- **Stated goal**: Answer with one number: how many lines hold "Clone".

- **Input rows**:
————————

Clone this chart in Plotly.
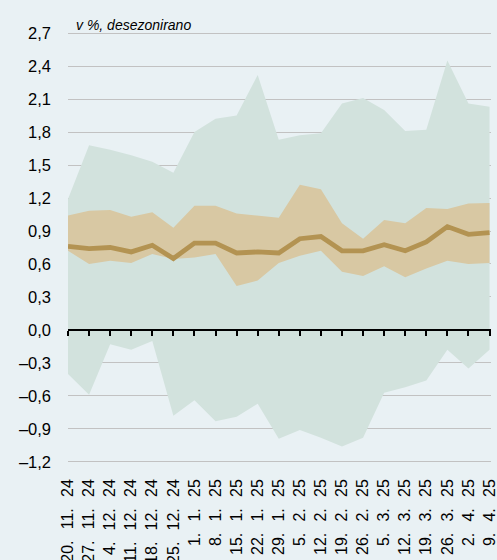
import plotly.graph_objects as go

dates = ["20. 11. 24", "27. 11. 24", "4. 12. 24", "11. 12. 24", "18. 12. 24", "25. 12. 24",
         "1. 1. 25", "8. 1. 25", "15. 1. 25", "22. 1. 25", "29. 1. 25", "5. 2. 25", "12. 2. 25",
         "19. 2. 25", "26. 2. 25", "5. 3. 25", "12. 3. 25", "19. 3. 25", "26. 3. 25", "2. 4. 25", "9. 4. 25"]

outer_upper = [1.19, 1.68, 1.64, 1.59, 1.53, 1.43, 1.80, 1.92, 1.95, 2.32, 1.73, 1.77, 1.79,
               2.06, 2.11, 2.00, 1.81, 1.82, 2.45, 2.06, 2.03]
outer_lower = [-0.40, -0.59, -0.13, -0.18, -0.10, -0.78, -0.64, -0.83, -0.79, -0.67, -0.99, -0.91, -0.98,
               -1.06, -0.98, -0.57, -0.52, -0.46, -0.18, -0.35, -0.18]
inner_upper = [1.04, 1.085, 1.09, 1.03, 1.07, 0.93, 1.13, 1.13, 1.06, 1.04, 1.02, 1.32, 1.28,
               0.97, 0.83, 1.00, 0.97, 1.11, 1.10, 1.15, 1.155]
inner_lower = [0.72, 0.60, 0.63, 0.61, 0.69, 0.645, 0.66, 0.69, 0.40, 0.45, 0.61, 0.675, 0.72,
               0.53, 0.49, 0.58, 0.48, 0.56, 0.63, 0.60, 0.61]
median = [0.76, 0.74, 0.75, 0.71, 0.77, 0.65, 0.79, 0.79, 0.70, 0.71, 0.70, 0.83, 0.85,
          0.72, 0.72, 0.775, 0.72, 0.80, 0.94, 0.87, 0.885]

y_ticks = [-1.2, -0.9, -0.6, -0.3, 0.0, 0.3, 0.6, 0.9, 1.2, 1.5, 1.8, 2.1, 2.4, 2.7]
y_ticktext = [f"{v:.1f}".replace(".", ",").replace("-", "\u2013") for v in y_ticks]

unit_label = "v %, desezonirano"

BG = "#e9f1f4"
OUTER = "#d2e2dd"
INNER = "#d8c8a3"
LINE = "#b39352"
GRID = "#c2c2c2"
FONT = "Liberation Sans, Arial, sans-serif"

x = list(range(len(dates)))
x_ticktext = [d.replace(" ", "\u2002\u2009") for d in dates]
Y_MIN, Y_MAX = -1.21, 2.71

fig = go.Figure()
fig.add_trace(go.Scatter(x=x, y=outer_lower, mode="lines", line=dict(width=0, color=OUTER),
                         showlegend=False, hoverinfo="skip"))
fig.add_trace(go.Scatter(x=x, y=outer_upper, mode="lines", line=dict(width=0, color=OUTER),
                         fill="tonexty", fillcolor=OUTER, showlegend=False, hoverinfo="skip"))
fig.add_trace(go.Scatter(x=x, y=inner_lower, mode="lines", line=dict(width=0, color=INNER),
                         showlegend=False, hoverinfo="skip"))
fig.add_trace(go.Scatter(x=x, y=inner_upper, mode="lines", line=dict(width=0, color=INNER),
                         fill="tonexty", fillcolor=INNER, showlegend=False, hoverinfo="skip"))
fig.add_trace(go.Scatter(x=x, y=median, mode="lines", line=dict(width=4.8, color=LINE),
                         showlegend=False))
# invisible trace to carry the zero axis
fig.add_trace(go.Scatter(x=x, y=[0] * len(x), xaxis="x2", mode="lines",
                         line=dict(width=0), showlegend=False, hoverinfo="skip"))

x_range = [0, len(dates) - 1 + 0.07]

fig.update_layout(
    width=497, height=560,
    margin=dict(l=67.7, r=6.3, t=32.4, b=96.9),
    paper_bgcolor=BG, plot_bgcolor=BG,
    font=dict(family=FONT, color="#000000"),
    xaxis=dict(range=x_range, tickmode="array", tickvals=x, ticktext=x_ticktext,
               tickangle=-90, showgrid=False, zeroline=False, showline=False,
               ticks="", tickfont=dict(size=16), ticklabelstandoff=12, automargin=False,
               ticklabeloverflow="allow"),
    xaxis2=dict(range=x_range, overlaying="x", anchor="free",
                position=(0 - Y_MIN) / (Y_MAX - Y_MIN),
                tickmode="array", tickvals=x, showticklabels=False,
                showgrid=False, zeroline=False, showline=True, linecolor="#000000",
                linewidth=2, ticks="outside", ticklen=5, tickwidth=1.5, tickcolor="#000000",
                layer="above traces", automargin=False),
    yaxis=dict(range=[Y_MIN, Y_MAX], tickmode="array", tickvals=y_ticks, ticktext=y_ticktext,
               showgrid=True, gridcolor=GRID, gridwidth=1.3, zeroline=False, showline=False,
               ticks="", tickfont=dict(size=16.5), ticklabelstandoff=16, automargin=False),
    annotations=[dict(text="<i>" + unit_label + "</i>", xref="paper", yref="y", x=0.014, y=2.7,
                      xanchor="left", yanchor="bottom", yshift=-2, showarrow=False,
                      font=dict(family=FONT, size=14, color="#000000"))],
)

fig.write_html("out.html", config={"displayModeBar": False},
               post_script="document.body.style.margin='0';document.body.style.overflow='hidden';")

————————

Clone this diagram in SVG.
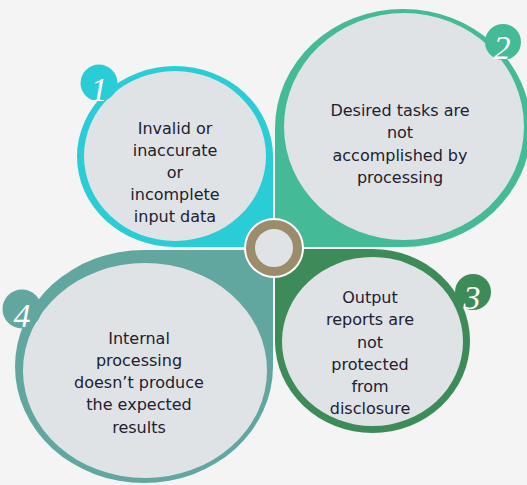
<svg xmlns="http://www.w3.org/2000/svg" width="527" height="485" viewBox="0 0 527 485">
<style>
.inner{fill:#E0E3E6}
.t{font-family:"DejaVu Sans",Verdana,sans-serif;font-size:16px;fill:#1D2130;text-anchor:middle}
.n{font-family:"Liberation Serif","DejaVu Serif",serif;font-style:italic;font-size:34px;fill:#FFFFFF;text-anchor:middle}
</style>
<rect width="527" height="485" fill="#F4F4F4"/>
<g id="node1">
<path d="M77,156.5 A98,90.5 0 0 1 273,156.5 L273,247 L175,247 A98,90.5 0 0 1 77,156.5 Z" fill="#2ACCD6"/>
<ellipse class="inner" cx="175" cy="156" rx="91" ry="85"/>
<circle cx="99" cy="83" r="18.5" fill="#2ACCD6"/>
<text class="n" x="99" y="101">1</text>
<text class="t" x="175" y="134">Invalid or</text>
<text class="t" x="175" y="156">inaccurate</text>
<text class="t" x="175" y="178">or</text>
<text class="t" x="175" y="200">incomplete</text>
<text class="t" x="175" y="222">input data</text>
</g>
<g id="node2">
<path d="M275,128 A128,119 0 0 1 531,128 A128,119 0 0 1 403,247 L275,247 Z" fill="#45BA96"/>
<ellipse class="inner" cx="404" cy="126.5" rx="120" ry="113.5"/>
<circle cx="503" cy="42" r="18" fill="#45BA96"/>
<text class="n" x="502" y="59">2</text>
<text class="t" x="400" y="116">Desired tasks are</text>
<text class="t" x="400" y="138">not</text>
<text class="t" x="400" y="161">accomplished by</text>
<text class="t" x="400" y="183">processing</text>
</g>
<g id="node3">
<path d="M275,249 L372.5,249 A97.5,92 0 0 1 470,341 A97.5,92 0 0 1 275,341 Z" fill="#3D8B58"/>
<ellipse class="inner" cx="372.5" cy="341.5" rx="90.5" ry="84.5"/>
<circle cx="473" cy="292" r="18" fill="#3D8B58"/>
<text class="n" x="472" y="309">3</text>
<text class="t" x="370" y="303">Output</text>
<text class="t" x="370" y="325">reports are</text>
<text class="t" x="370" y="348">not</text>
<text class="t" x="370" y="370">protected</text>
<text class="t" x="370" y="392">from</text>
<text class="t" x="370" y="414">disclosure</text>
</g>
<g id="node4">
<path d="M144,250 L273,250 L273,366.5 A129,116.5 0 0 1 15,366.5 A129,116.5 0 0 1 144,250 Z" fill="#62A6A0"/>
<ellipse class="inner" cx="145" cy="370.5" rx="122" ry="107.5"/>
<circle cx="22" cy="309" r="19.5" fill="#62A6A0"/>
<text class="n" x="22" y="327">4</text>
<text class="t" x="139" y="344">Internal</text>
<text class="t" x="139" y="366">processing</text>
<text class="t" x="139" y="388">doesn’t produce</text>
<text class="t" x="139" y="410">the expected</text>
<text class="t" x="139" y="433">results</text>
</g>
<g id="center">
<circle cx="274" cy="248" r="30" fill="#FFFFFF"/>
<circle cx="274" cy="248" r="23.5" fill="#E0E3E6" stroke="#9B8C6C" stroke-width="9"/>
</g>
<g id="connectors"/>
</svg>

————————

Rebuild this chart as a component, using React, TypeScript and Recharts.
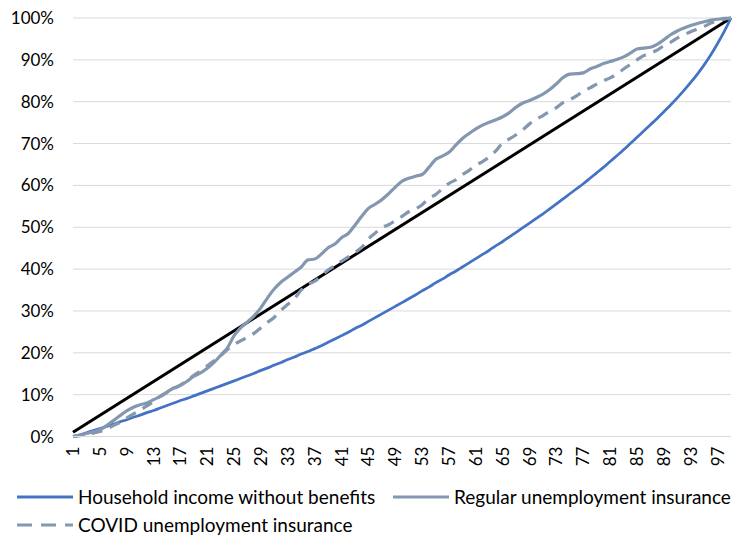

————————

- **Output for this task**: 2